Aforismos
Por Carlos Marzal (El Mundo, Campus, 21 marzo 2007. Na imaxe, Montaigne, que tamén dá para uns cantos aforismos de moito proveito)
Los aforismos son, en el ámbito de la prosa literaria de carácter filosófico, lo que las píldoras en el universo de la enfermedad: brevedades medicinales, lacónicos intentos de curación. ¿De curación de qué? De todo y de nada: del mal del mundo, de nosotros mismos y nuestras hipocondrías, de la vida al completo. Es decir, de lo que no tiene curación posible.
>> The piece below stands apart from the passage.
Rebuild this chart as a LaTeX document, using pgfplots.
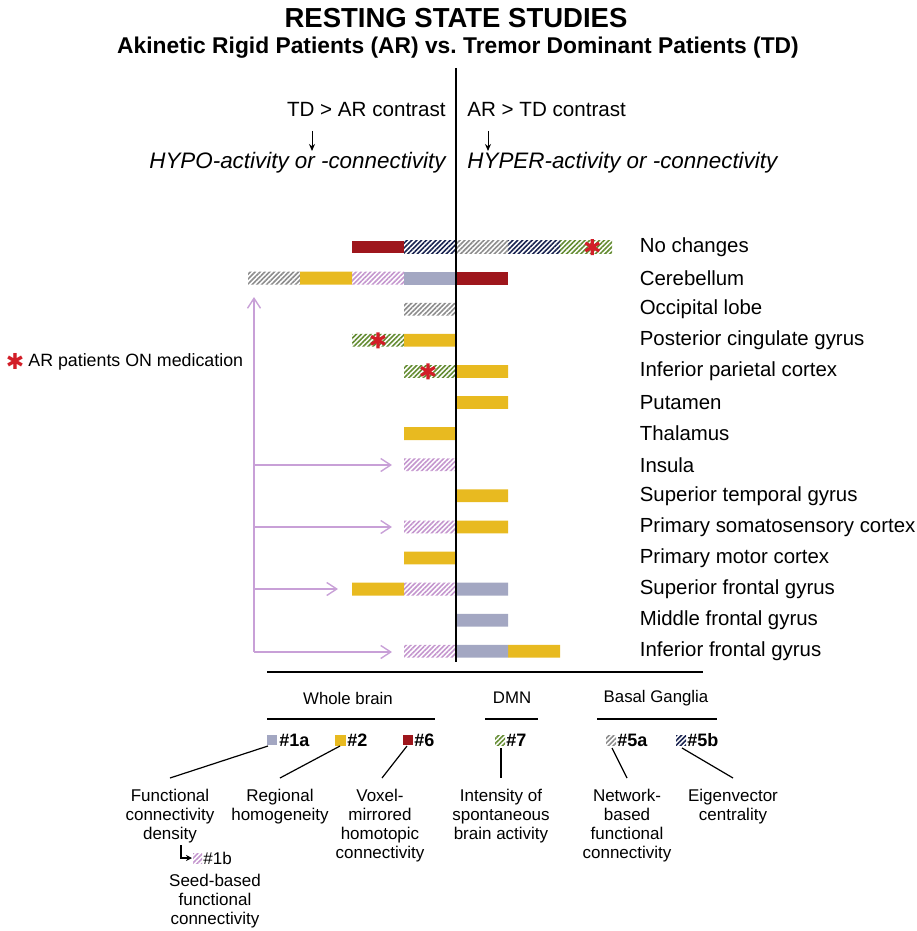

Los aforismos aspiran a lo que aspiran las grageas y los comprimidos: preservar ese estado de tregua que conocemos bajo la denominación de salud. Salud espiritual y física. El breve entre lo breve –el aforismo–, por su naturaleza de índole moral, quiere restablecernos, sanarnos, regresarnos al mejor de los estados que conoce el hombre: a la alegría del conocimiento y al conocimiento de la alegría. Aunque lo haga, con frecuencia, mediante una revelación de carácter amargo (porque todo el arte se rige por un principio de contradicción interno: a veces vierte oscuridad para dar luz, y hiere para curar). El breve entre lo breve no es un apunte, ni una anotación, ni una paráfrasis. Más allá de un par de líneas, como mucho, parece que el aforismo se desvirtúa. Si se expande, se disuelve en el aire, por más que él mismo parece estar hecho de aire, de levedad grave (o de gravedad leve, sin que esto sea un juego de palabras, sino una evidencia de cómo operan los aforismos en la conciencia del lector: con un severo peso que resulta fácil de acarrear, o con una ausencia de peso que se carga de sentido.)
A los diccionarios creo que les falta un verbo: el neologismo aforizar. Si tuviese que definir sus acepciones, diría: 1. El acto de pensar y hablar en aforismos. 2. La acción de escribir aforismos. 3. Metafóricamente, curar las aprensiones del corazón y de la inteligencia mediante la ayuda de aforismos.
Me he preguntado muchas veces cómo actúan las máximas en nuestro organismo, cuál es su proceder terapéutico. Tengo para mí que obran en nosotros, por lo común, de dos maneras distintas, que me gusta comparar con dos distintas maneras de riego: por goteo y a manta. Algunos aforismos de determinados autores se esculpen en nuestra memoria para siempre, y el uso y el recuerdo que hacemos de ellos, gota a gota, al erosionarnos, también nos modelan en lo que somos. En cambio, algunos autores de aforismos, sin legarnos una pieza en concreto (sin que nos apropiemos y aprendamos ninguno de sus aforismos), nos regalan una tonalidad de orden intelectual, nos anegan con su manera de mirar las cosas.
Como me sucede con todo lo que más me gusta, no suelo perder la ocasión de convertirme en el propagandista de mis autores favoritos. Entre los amargos nadie debería de perderse a La Rochefocauld, a Chamfort, a Cioran, al tan amargo como dulce Nietzsche. Entre los dulces, hay que volver siempre a Joubert, a Lichtenberg, a Antonio Porchia. Él fue quien dejó dicho, para que meditásemos: «Si pienso qué es la vida, creo que la vida es un milagro; y si pienso en un milagro no creo en él».